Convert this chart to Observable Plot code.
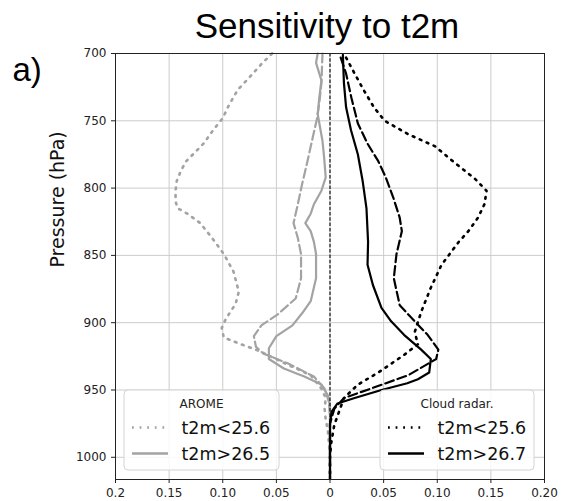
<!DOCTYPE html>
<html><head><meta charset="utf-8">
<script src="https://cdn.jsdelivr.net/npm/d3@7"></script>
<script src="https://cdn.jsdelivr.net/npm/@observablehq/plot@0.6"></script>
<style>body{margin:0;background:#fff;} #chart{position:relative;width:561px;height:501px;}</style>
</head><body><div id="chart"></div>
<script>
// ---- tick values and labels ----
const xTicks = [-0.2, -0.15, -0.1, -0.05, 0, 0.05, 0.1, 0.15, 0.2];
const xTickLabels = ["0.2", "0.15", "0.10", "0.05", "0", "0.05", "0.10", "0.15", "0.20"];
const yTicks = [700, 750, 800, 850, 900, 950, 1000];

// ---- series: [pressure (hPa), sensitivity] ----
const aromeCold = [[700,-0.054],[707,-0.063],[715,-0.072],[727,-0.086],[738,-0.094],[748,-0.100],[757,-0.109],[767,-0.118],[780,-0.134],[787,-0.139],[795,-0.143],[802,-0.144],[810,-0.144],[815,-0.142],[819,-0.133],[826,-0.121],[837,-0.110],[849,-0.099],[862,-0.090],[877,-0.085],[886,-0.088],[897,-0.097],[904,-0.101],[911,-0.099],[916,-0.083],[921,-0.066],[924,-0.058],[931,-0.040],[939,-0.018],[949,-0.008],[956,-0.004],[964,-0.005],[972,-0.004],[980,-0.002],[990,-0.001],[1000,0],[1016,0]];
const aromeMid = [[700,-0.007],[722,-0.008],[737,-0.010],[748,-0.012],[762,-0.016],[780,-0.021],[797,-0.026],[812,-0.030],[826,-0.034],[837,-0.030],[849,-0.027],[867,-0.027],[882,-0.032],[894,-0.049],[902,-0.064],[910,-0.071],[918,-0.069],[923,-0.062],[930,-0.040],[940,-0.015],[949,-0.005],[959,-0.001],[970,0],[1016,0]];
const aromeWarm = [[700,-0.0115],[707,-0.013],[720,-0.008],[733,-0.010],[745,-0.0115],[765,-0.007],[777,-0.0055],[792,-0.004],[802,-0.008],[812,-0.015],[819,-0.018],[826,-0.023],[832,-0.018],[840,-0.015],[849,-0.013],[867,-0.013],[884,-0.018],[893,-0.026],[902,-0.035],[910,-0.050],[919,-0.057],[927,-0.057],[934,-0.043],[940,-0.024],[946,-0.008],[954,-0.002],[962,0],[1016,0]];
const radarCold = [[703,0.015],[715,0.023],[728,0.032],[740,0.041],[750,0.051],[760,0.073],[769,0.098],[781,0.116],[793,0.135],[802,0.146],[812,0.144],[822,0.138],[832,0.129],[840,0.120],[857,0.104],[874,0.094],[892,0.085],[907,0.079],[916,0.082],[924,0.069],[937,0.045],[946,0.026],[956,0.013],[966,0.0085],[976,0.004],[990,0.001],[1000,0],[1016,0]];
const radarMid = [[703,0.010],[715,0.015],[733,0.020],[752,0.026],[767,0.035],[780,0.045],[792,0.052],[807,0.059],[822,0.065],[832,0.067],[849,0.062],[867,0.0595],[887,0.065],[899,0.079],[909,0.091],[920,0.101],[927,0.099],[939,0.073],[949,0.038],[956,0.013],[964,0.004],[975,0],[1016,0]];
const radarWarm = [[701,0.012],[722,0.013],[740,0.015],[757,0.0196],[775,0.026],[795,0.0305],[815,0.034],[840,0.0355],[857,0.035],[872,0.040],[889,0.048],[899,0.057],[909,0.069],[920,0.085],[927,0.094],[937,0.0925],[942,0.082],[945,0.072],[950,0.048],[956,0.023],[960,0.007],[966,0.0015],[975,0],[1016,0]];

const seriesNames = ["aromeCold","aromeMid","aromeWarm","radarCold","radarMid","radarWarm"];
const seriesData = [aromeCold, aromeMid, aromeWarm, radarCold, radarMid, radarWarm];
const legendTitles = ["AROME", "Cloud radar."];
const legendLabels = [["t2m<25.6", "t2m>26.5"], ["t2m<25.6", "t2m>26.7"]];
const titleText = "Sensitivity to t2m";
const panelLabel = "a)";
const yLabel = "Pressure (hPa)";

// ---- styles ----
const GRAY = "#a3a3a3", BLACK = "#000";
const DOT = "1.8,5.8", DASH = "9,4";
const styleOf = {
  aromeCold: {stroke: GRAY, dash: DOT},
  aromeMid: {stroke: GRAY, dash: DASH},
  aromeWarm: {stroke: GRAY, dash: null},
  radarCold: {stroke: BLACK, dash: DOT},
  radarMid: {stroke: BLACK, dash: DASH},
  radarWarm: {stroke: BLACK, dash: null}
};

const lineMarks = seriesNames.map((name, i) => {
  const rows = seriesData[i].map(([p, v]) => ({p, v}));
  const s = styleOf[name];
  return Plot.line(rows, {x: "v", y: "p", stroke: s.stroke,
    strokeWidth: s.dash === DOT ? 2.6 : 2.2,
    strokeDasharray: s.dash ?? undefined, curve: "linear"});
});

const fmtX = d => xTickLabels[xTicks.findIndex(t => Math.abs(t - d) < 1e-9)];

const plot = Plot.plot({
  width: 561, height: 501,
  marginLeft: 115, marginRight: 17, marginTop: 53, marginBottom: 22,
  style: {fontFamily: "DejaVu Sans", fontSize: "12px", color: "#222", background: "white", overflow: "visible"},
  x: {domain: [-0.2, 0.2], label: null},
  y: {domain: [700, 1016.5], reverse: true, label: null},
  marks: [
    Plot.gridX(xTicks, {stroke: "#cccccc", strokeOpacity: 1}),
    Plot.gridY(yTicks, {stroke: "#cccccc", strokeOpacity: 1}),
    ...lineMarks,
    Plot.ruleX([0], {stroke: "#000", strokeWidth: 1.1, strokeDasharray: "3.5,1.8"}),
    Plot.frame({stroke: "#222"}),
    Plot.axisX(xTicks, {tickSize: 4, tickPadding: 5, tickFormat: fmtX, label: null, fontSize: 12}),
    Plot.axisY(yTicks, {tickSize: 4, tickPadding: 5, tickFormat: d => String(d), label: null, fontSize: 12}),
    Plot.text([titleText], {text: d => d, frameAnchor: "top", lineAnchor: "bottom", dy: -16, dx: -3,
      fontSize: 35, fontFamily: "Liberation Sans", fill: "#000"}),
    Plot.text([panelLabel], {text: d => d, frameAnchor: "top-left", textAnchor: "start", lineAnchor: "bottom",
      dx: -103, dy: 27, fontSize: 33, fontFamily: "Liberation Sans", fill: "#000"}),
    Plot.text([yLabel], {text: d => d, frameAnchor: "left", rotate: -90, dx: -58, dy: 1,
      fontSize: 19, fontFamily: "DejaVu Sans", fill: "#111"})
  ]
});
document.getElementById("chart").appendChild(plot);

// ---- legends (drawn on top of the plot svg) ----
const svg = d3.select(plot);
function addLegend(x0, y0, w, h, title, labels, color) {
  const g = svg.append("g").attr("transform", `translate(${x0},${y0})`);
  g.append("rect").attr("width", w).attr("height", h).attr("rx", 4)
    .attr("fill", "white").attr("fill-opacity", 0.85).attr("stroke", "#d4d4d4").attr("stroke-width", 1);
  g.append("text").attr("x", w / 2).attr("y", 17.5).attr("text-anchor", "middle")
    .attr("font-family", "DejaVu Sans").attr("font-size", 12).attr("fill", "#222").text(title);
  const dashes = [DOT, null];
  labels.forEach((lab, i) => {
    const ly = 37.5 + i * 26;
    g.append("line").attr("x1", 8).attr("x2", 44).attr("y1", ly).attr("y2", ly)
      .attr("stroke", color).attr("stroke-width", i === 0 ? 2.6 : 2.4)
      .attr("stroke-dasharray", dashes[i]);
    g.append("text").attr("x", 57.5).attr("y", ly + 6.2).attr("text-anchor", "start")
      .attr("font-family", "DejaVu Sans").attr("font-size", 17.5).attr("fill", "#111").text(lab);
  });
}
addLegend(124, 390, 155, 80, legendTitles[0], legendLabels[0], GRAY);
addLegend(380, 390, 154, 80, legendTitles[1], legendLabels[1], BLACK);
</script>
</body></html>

Exercise: Leave out the pictures. Transcribe only the lines above, from the first through the one that contains "const yTicks = [700, 750, 800, 850, 900, 950, 1000];".

Exercise output:
Convert this chart to Observable Plot code.
<!DOCTYPE html>
<html><head><meta charset="utf-8">
<script src="https://cdn.jsdelivr.net/npm/d3@7"></script>
<script src="https://cdn.jsdelivr.net/npm/@observablehq/plot@0.6"></script>
<style>body{margin:0;background:#fff;} #chart{position:relative;width:561px;height:501px;}</style>
</head><body><div id="chart"></div>
<script>
// ---- tick values and labels ----
const xTicks = [-0.2, -0.15, -0.1, -0.05, 0, 0.05, 0.1, 0.15, 0.2];
const xTickLabels = ["0.2", "0.15", "0.10", "0.05", "0", "0.05", "0.10", "0.15", "0.20"];
const yTicks = [700, 750, 800, 850, 900, 950, 1000];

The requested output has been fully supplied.